A case review of Zimmerman v. McMichael Estate
In this very short video lawyers discuss the executor’s duty to account and a seminal case where a judge refused to award any compensation and drew an adverse inference because the executor failed to provide an honest accounting.
Mady: Good morning Charles.
Charles: Good morning Mady Kinnear.
Mady: I’m just letting you know that I have booked an appointment with a potential client, she’s the executor of a large estate and she has advised me that the beneficiaries have started an application to compel her to pass account. She’s really nervous because she has not kept records of all the accounting. Is there anything we can do for her?
Charles: Absolutely. Let’s gather the guys together, let’s talk to them about the case and then we’ll prepare for tomorrow’s meeting. Good morning guys, Mady came in with an issue regarding an accounting and I thought it would be a good idea to review Zimmerman v. McMichael Estate, which is a seminal case in the area. Can anybody go through the facts?
James: Sure I can jump in.
Charles: Go ahead.
James: The McMichael case is about Robert and Signe McMichael, they were two wealthy Canadians who founded the McMichael Canadian Art Collection and it’s based in Kleinburg, Ontario. Now Robert and Signe made mirror wills, in which, upon their deaths, they left everything to each other, and upon the last survivor dying, everything to the McMichael Art Collection. Now when Robert passed, Signe inherited approximately $5 million, but unfortunately her health began to decline shortly afterwards. She appointed Mr. Zimmerman as her attorney for her property.

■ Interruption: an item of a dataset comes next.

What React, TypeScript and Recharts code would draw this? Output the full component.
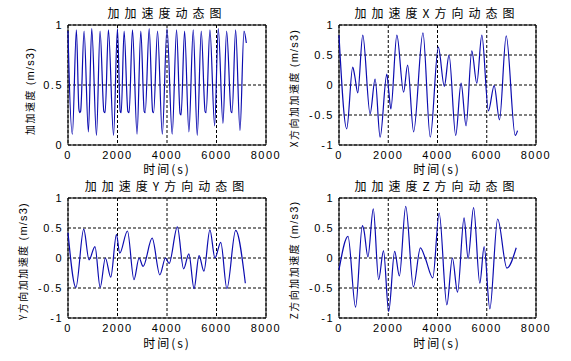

Charles: He was a lawyer, right?
James: He was also a lawyer, correct. Now, things began to go a bit downhill from here. Mr. Zimmerman set up a trust and he transferred almost all of Signe’s assets into that trust using his power of attorney. He also kept terrible records and pre-took a lot of compensation, over $400,000 in fact.
Charles: Well that was his characterization, but there was basically $400,000 missing with no vouchers, right?
James: That’s how he categorized it, yeah.
Charles: Okay so bottom line, what did the judge say?
Peter: Well the judge, Justice Strathy, ultimately ordered Zimmerman to pay over $400,000 back, it was found that he pre-took compensation, he took personal loans, his conduct was egregious, he took everything from, you know, small withdrawals from an ATM machine to paying for limousines, hotels, he bought his wife a sailboat and went to the Caribbean and took $150,000 from the trust during that time.
Charles: So for the executor, who we’re advising, what are the legal takeaways, what are the conclusions?
Peter: So, bottom line, really there’s three things the executor has to know, and this is based on the Zimmerman case and also a case called Assaf. Number one, as an executor, you need to produce your accounts at any time, you have to be ready to produce your accounts. There’s a fundamental duty to account. Number two, you have to have your receipts for each expenditure ready. If you don’t, there may be an adverse inference found against you by the court. And number three, you may actually be dis-entitled to compensation if you don’t act honestly, so you have to act honestly. Those are really the three main duties of an executor.
Charles: Excellent. The one caveat I want to tell everybody is that a three minute review of a case is no replacement for a thorough review and analysis of the law when the time comes.